EXERCISE REQUIREMENTS: Begin with the first line of the material and write out each line exactly, ending with the line that contains "const duration = d3.range(1, 31).map(k". Pictures are not part of the copy.

RECORDS FOR THIS TASK:
━━━━
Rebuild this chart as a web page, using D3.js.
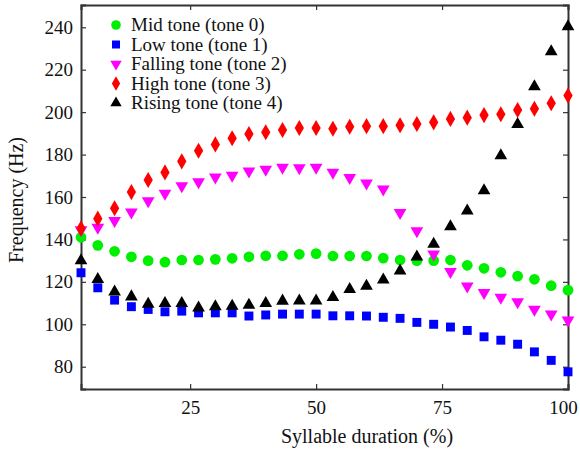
<!DOCTYPE html>
<html>
<head>
<meta charset="utf-8">
<script src="https://cdn.jsdelivr.net/npm/d3@7"></script>
<style>
  body { margin: 0; background: #fff; }
</style>
</head>
<body>
<svg id="chart" width="580" height="450"></svg>
<script>
// x positions: 30 points, 100*k/30 percent of syllable duration
const duration = d3.range(1, 31).map(k => 100 * k / 30)

const midTone = [141, 137.2, 134.4, 131.8, 130, 129.3, 130.3, 130.3, 130.6, 131.1,
    131.8, 132.3, 132.3, 133, 133.3, 132.2, 132.2, 132.2, 131.2, 130.3,
    130, 130, 130.3, 127.8, 126.4, 124.5, 122.7, 121.2, 118.2, 116.1]
const lowTone = [124.3, 117.2, 111.4, 108.3, 107, 105.9, 106.2, 105.4, 105.4, 105.4,
    103.9, 104.4, 104.8, 104.8, 104.8, 104, 104, 103.9, 103.3, 102.8,
    100.9, 100, 98.7, 97.1, 94.1, 92.5, 90.6, 87, 83, 77.6]
const fallingTone = [144.5, 145.7, 148.8, 152.9, 158.2, 161.7, 165.2, 167.1, 169.3, 170.2,
    172.2, 173, 174, 173.7, 174, 171.6, 169.1, 166.5, 163.7, 152.6,
    144, 133.1, 124.8, 118, 114.9, 112.7, 110.6, 107, 104.8, 102]
const highTone = [145.2, 149.8, 154.7, 162.3, 168, 171.6, 176.8, 181.8, 184.8, 187.7,
    189.7, 190.5, 191.6, 192.5, 192.5, 192.2, 193.1, 193.4, 193.4, 193.8,
    194.4, 195.2, 196.8, 197.4, 198.6, 199, 201, 201.6, 204.2, 207.8]
const risingTone = [130, 121.2, 115.3, 113, 109.5, 109.9, 109.9, 107.8, 108.3, 108.6,
    109.1, 109.9, 111, 111.1, 111.1, 112.7, 116.5, 118, 120.9, 125.2,
    131.8, 137.8, 146, 153.5, 163, 179.5, 194.3, 212, 228.5, 240.3]

const xTicks = [25, 50, 75, 100]
const yTicks = [80, 100, 120, 140, 160, 180, 200, 220, 240]

const series = [
    { name: 'Mid tone (tone 0)', values: midTone, color: '#00ee00', symbol: d3.symbolCircle, size: 90 },
    { name: 'Low tone (tone 1)', values: lowTone, color: '#0000ff', symbol: d3.symbolSquare, size: 80 },
    { name: 'Falling tone (tone 2)', values: fallingTone, color: '#ff00ff', symbol: d3.symbolTriangle, size: 70, flip: true },
    { name: 'High tone (tone 3)', values: highTone, color: '#ff0000', symbol: d3.symbolDiamond, size: 75 },
    { name: 'Rising tone (tone 4)', values: risingTone, color: '#000000', symbol: d3.symbolTriangle, size: 70 }
]

const serif = '"Liberation Serif", "Times New Roman", "DejaVu Serif", serif'
const svg = d3.select('#chart')
const plotLeft = 81, plotRight = 568, plotTop = 5, plotBottom = 389

const x = d3.scaleLinear().domain([100 / 30, 100]).range([plotLeft, plotRight])
const y = d3.scaleLinear().domain([69.5, 250.5]).range([plotBottom, plotTop])

// axes with inward ticks
svg.append('g')
    .attr('transform', `translate(0,${plotBottom})`)
    .call(d3.axisBottom(x).tickValues(xTicks).tickSize(-5).tickPadding(12).tickFormat(d3.format('d')))
    .selectAll('.tick text')
    .attr('dx', d => d === 100 ? -5 : 0)
svg.append('g')
    .attr('transform', `translate(0,${plotTop})`)
    .call(d3.axisTop(x).tickValues(xTicks).tickSize(-5).tickFormat(''))
svg.append('g')
    .attr('transform', `translate(${plotLeft},0)`)
    .call(d3.axisLeft(y).tickValues(yTicks).tickSize(-5).tickPadding(8))
svg.append('g')
    .attr('transform', `translate(${plotRight},0)`)
    .call(d3.axisRight(y).tickValues(yTicks).tickSize(-5).tickFormat(''))

svg.selectAll('.domain').attr('stroke', '#333').attr('stroke-width', 2)
svg.selectAll('.tick line').attr('stroke', '#333').attr('stroke-width', 1.2)
svg.selectAll('.tick text').style('font-size', '19px').attr('fill', '#111')

// points
series.forEach(s => {
    svg.append('g')
        .selectAll('path')
        .data(s.values)
        .enter()
        .append('path')
        .attr('d', d3.symbol().type(s.symbol).size(s.size))
        .attr('transform', (v, i) => `translate(${x(duration[i])},${y(v)})` + (s.flip ? ' rotate(180)' : ''))
        .attr('fill', s.color)
})

// legend
const legend = svg.append('g').attr('transform', 'translate(116,25)')
series.forEach((s, i) => {
    const row = legend.append('g').attr('transform', `translate(0,${i * 19.5})`)
    row.append('path')
        .attr('d', d3.symbol().type(s.symbol).size(s.size * 0.8))
        .attr('transform', s.flip ? 'rotate(180)' : null)
        .attr('fill', s.color)
    row.append('text')
        .attr('x', 15)
        .attr('y', 6)
        .style('font-size', '19px')
        .text(s.name)
})

// axis titles
svg.append('text')
    .attr('x', 367)
    .attr('y', 443)
    .attr('text-anchor', 'middle')
    .style('font-size', '20px')
    .text('Syllable duration (%)')
svg.append('text')
    .attr('transform', 'translate(23,200) rotate(-90)')
    .attr('text-anchor', 'middle')
    .style('font-size', '20px')
    .text('Frequency (Hz)')

svg.selectAll('text').style('font-family', serif).style('fill', '#111')
</script>
</body>
</html>
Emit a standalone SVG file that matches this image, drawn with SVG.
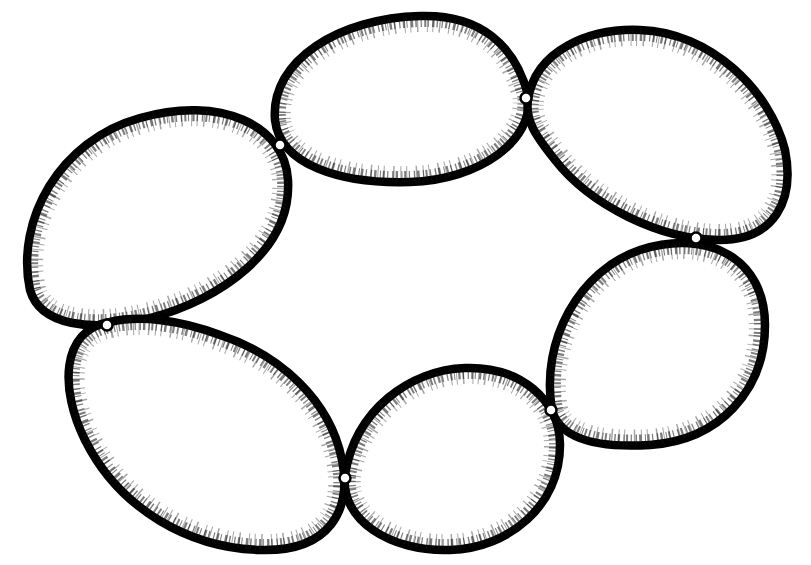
<svg xmlns="http://www.w3.org/2000/svg" xmlns:xlink="http://www.w3.org/1999/xlink" width="811" height="565" viewBox="0 0 811 565">
<style>
.out{fill:#fff;stroke:#000;stroke-width:8.5;stroke-linejoin:round}
.tick{fill:none;stroke:#111;stroke-width:22;stroke-dasharray:1.2 2.6 2 1.8 1 3.5 2.4 2.2 1.4 4;opacity:.55}
.tick2{fill:none;stroke:#000;stroke-width:32;stroke-dasharray:1 6 1.5 9 1 5;opacity:.35}
.jn{fill:#fff;stroke:#000;stroke-width:2.5}
</style>
<defs>
<path id="p1" d="M 275,120 C 270,60 340,18 420,16 C 480,14 515,45 528,95 C 535,140 480,180 410,182 C 340,184 280,165 275,120 Z"/>
<path id="p2" d="M 528,100 C 535,50 590,28 640,30 C 710,32 770,90 785,150 C 795,200 775,240 720,240 C 660,240 590,205 555,160 C 535,135 525,120 528,100 Z"/>
<path id="p3" d="M 30,290 C 15,220 60,140 140,118 C 220,95 285,125 288,180 C 292,250 220,300 150,318 C 90,333 40,325 30,290 Z"/>
<path id="p4" d="M 110,322 C 60,330 60,390 85,440 C 120,510 190,548 260,550 C 330,552 352,510 342,460 C 330,400 280,355 220,335 C 180,320 140,315 110,322 Z"/>
<path id="p5" d="M 345,475 C 355,410 410,370 465,368 C 520,366 560,400 560,445 C 560,505 510,548 450,550 C 390,552 340,520 345,475 Z"/>
<path id="p6" d="M 552,410 C 540,340 580,270 640,250 C 710,228 765,260 765,325 C 765,390 720,440 650,445 C 600,448 560,440 552,410 Z"/>
<clipPath id="c1"><use xlink:href="#p1"/></clipPath>
<clipPath id="c2"><use xlink:href="#p2"/></clipPath>
<clipPath id="c3"><use xlink:href="#p3"/></clipPath>
<clipPath id="c4"><use xlink:href="#p4"/></clipPath>
<clipPath id="c5"><use xlink:href="#p5"/></clipPath>
<clipPath id="c6"><use xlink:href="#p6"/></clipPath>
</defs>
<rect width="811" height="565" fill="#fff"/>
<g id="cell1"><use xlink:href="#p1" class="out"/><g clip-path="url(#c1)"><use xlink:href="#p1" class="tick"/><use xlink:href="#p1" class="tick2"/></g></g>
<g id="cell2"><use xlink:href="#p2" class="out"/><g clip-path="url(#c2)"><use xlink:href="#p2" class="tick"/><use xlink:href="#p2" class="tick2"/></g></g>
<g id="cell3"><use xlink:href="#p3" class="out"/><g clip-path="url(#c3)"><use xlink:href="#p3" class="tick"/><use xlink:href="#p3" class="tick2"/></g></g>
<g id="cell4"><use xlink:href="#p4" class="out"/><g clip-path="url(#c4)"><use xlink:href="#p4" class="tick"/><use xlink:href="#p4" class="tick2"/></g></g>
<g id="cell5"><use xlink:href="#p5" class="out"/><g clip-path="url(#c5)"><use xlink:href="#p5" class="tick"/><use xlink:href="#p5" class="tick2"/></g></g>
<g id="cell6"><use xlink:href="#p6" class="out"/><g clip-path="url(#c6)"><use xlink:href="#p6" class="tick"/><use xlink:href="#p6" class="tick2"/></g></g>
<g id="junctions">
<circle class="jn" cx="280" cy="145" r="5.5"/>
<circle class="jn" cx="526" cy="98" r="5.5"/>
<circle class="jn" cx="107" cy="325" r="5.5"/>
<circle class="jn" cx="345" cy="478" r="5.5"/>
<circle class="jn" cx="551" cy="410" r="5.5"/>
<circle class="jn" cx="696" cy="238" r="5.5"/>
</g>
</svg>
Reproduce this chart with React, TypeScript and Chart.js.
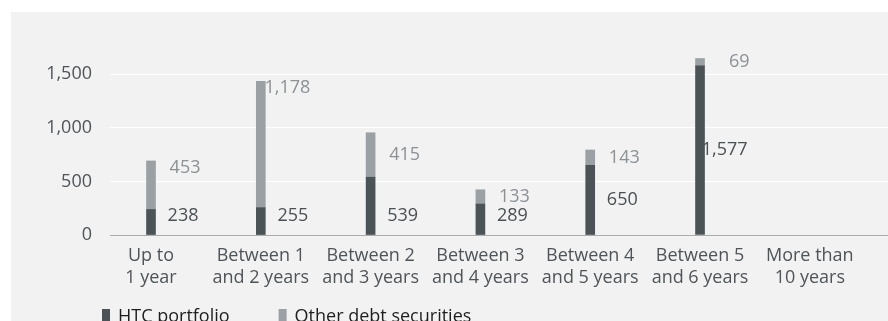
import React, { useEffect, useRef } from "react";
import { Chart, registerables } from "chart.js";

Chart.register(...registerables);

const categoryLabels: string[][] = [
  ["Up to", "1 year"],
  ["Between 1", "and 2 years"],
  ["Between 2", "and 3 years"],
  ["Between 3", "and 4 years"],
  ["Between 4", "and 5 years"],
  ["Between 5", "and 6 years"],
  ["More than", "10 years"],
];
const htcValues: (number | null)[] = [238, 255, 539, 289, 650, 1577, null];
const otherValues: (number | null)[] = [453, 1178, 415, 133, 143, 69, null];
const yTickValues = [0, 500, 1000, 1500];
const seriesNames = ["HTC portfolio", "Other debt securities"];

// label placement style per segment (where the value text sits next to its segment)
const htcLabelAnchor = ["base", "base", "base", "base", "mid", "mid", "mid"];
const otherLabelAnchor = ["top", "top", "mid", "mid", "mid", "mid", "mid"];

const FONT = "'Open Sans', 'DejaVu Sans', sans-serif";
const HTC_COLOR = "#4b5356";
const OTHER_COLOR = "#9aa0a4";

const fmt = (v: number) => v.toLocaleString("en-US");

const valueLabelPlugin = {
  id: "valueLabels",
  afterDatasetsDraw(chart: any) {
    const ctx = chart.ctx;
    ctx.save();
    ctx.font = `18px ${FONT}`;
    ctx.textAlign = "right";
    ctx.textBaseline = "middle";
    chart.data.datasets.forEach((ds: any, d: number) => {
      const meta = chart.getDatasetMeta(d);
      const anchors = d === 0 ? htcLabelAnchor : otherLabelAnchor;
      ctx.fillStyle = d === 0 ? "#4a5054" : "#8b9195";
      meta.data.forEach((el: any, i: number) => {
        const raw = ds.data[i];
        if (!raw || raw.y == null) return;
        const { x, y, base } = el.getProps(["x", "y", "base"], true);
        let ty = (y + base) / 2;
        if (anchors[i] === "top") ty = y + 7;
        if (anchors[i] === "base") ty = base - 19;
        const tx = x + (d === 0 ? 47.5 : 49.5);
        ctx.fillText(fmt(raw.y), tx, ty);
      });
    });
    ctx.restore();
  },
};

const legendPlugin = {
  id: "bottomLegend",
  afterDraw(chart: any) {
    const ctx = chart.ctx;
    const area = chart.chartArea;
    ctx.save();
    ctx.font = `18px ${FONT}`;
    ctx.textAlign = "left";
    ctx.textBaseline = "alphabetic";
    let x = area.left - 8;
    const baseline = chart.height + 1;
    chart.data.datasets.forEach((ds: any) => {
      ctx.fillStyle = ds.backgroundColor;
      ctx.fillRect(x, baseline - 13, 8, 14);
      ctx.fillStyle = "#1e1e1e";
      ctx.fillText(ds.label, x + 16, baseline);
      x += 16 + ctx.measureText(ds.label).width + 49;
    });
    ctx.restore();
  },
};

export default function App() {
  const canvasRef = useRef<HTMLCanvasElement | null>(null);

  useEffect(() => {
    if (!canvasRef.current) return;
    const chart = new Chart(canvasRef.current, {
      type: "bar",
      data: {
        datasets: [
          {
            label: seriesNames[0],
            data: htcValues.map((v, i) => ({ x: i, y: v })) as any,
            backgroundColor: HTC_COLOR,
            barThickness: 9,
          },
          {
            label: seriesNames[1],
            data: otherValues.map((v, i) => ({ x: i, y: v })) as any,
            backgroundColor: OTHER_COLOR,
            barThickness: 9,
          },
        ],
      },
      options: {
        responsive: false,
        animation: false,
        events: [],
        layout: { padding: { top: 30, left: 0, right: 0, bottom: 30.6 } },
        plugins: {
          tooltip: { enabled: false },
          legend: { display: false },
        },
        scales: {
          x: {
            type: "linear",
            stacked: true,
            offset: false,
            min: -0.3734,
            max: 6.712,
            grid: { display: false, offset: false },
            border: { display: false },
            afterBuildTicks: (s: any) => {
              s.ticks = categoryLabels.map((_, i) => ({ value: i }));
            },
            ticks: {
              autoSkip: false,
              maxRotation: 0,
              minRotation: 0,
              padding: 1,
              color: "#4f5458",
              font: { family: FONT, size: 18, lineHeight: 1.26 },
              callback: (_v: any, index: number) => categoryLabels[index],
            },
          },
          y: {
            stacked: true,
            min: 0,
            max: 1800,
            border: { display: false },
            grid: {
              drawTicks: false,
              lineWidth: 1,
              color: (c: any) => (c.tick && c.tick.value === 0 ? "#a9abad" : "#ffffff"),
            },
            afterBuildTicks: (s: any) => {
              s.ticks = yTickValues.map((v) => ({ value: v }));
            },
            afterFit: (s: any) => {
              s.width = 99;
            },
            ticks: {
              padding: 18,
              color: "#4f5458",
              font: { family: FONT, size: 18 },
              callback: (v: any) => fmt(Number(v)),
            },
          },
        },
      },
      plugins: [valueLabelPlugin, legendPlugin],
    } as any);
    return () => chart.destroy();
  }, []);

  return (
    <div
      style={{
        position: "absolute",
        left: 11,
        top: 12,
        width: 877,
        height: 309,
        overflow: "hidden",
        background: "#f2f2f2",
      }}
    >
      <canvas ref={canvasRef} width={877} height={309} style={{ display: "block" }} />
    </div>
  );
}
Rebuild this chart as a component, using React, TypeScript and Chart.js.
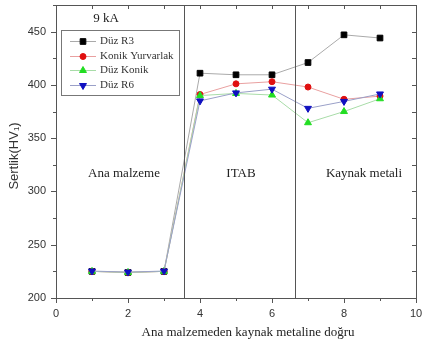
━━━━
THE RESPONSE:
Rebuild this chart as a web page, using D3.js.
<!DOCTYPE html>
<html>
<head>
<meta charset="utf-8">
<script src="https://cdn.jsdelivr.net/npm/d3@7"></script>
<style>
  body { margin: 0; background: #fff; }
</style>
</head>
<body>
<svg id="chart" width="580" height="450"></svg>
<script>
// x positions: 30 points, 100*k/30 percent of syllable duration
const duration = d3.range(1, 31).map(k => 100 * k / 30)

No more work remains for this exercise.